Fuor di metafora, dopo quella conferenza stampa, per quanto posso, suggerisco a chi si occupa e preoccupa del Sud in termini politici, per contribuire al suo riscatto ed alla liberazione, di controllare spesso il baule della propria autovettura ad evitare che vi «caschi» qualche etto di cocaina. Non c'è nulla di meglio della galera per ridurre i «ribelli» a più miti consigli. No! Non ci vuoi poi tanto a confezionare un dossier, un'accusa infamante. Occhio ragazzi. Occhio ragazzi! Il «Potere» non si fa scrupoli quando è a rischio la sua sopravvivenza. Il Sud è anche quello di cui si fa beffe Errico: finanzieri, carabinieri, maestrine, postini... che aspettano il ventisette. Solo che adesso c'è chi a metà mese non riesce più a fare la spesa. C'è chi era abituato a vivere di elemosine e sussidi e presto realizzerà che la pacchia è finita e non è servito a molto svendersi il corpo e l'anima. C'è degrado e miseria, caro Vito. Guarda anche più in là della Puglia di Tatarella, D'Alema, Buttiglione, Matarrese e compagnia elencando. C'è degrado e rabbia, altro che! E non è solo questione di pane, ma di qualità della vita davvero sconosciuta in gran parte delle nostre contrade.

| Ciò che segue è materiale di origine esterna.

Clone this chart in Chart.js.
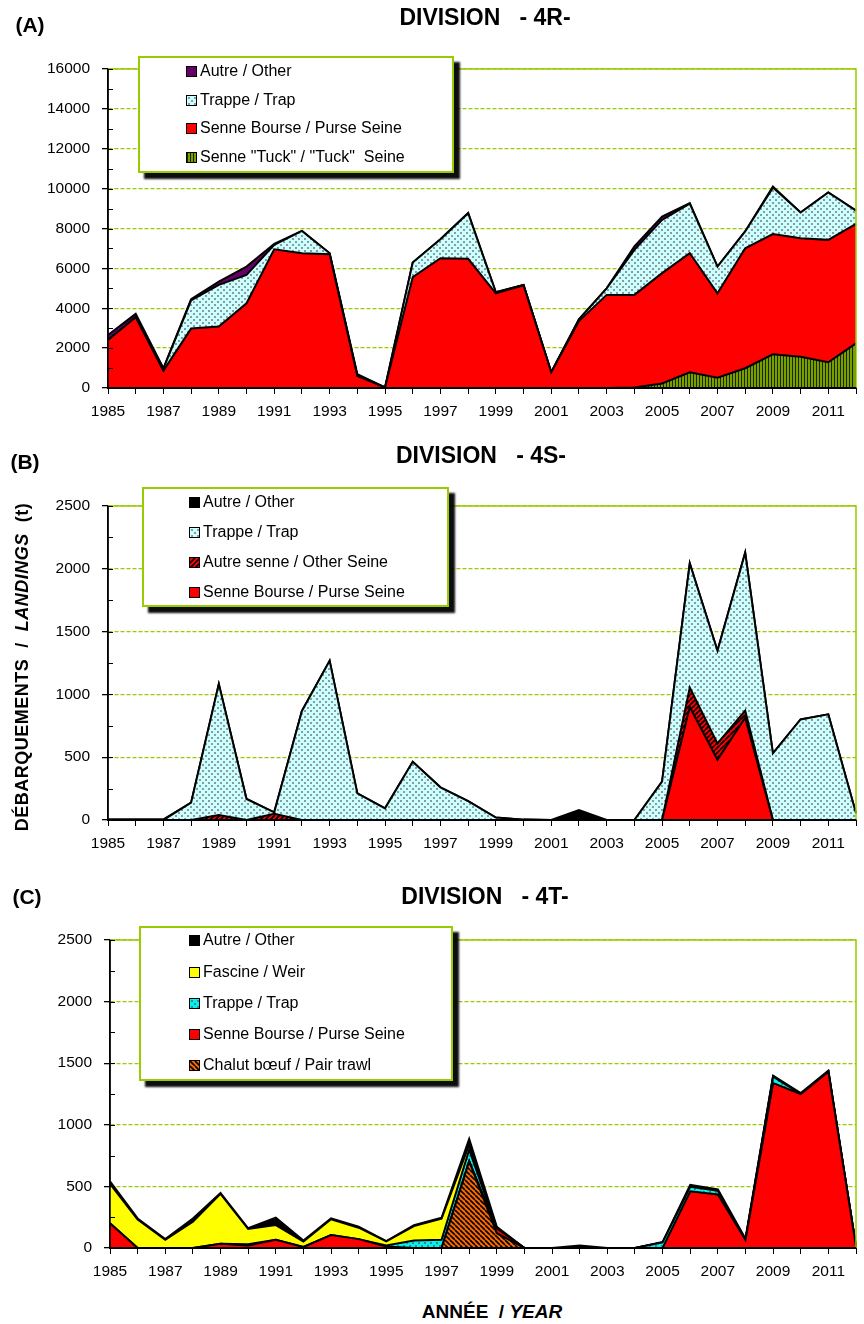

Eppoi... chi l'ha detto che c'è solo il nostro di Sud. Ce n'è ovunque, nel mondo. E tanti ne nasceranno ancora. Questo capitalismo famelico e perverso si avvita su sé stesso. Giunto all'epilogo, che potrà durare anche molto a lungo, taglierà tutto quello che c'è da tagliare. Vedrai, Vito, che è così.

Ho letto il «manifesto» di Tony Blair. Sembra ispirato da Reagan o dalla Thatcher. Ho una mia opinione sul fatto che in Italia, in questa fase, la sinistra sia al Governo, sindacati compresi, e che la destra stia nell'anticamera. Tutti zitti e buoni. Ci saranno lacrime e sangue e c'è bisogno davvero di una grande palude nella quale chi sta bene farà una gita in barca, con al seguito spray e creme antizanzare, e chi non ha santi in paradiso affogherà. In forza di questo convincimento ho potuto contribuire alla costruzione di un movimento politico di liberazione del Meridione. Non so quanta strada farà (meglio, quanta gliene lasceranno fare). Ma fosse soltanto un pezzo di sentiero sterrato, sarà sempre meglio che passeggiare in pantofole tra salotto e cucina. Ah, se tu per primo strappassi quell'in... vito alla prudenza ed alla moderazione! Tra possibile e improbabile mettiamoci in mezzo le nostre passioni e la nostra volontà. E stiamo a vedere che succede.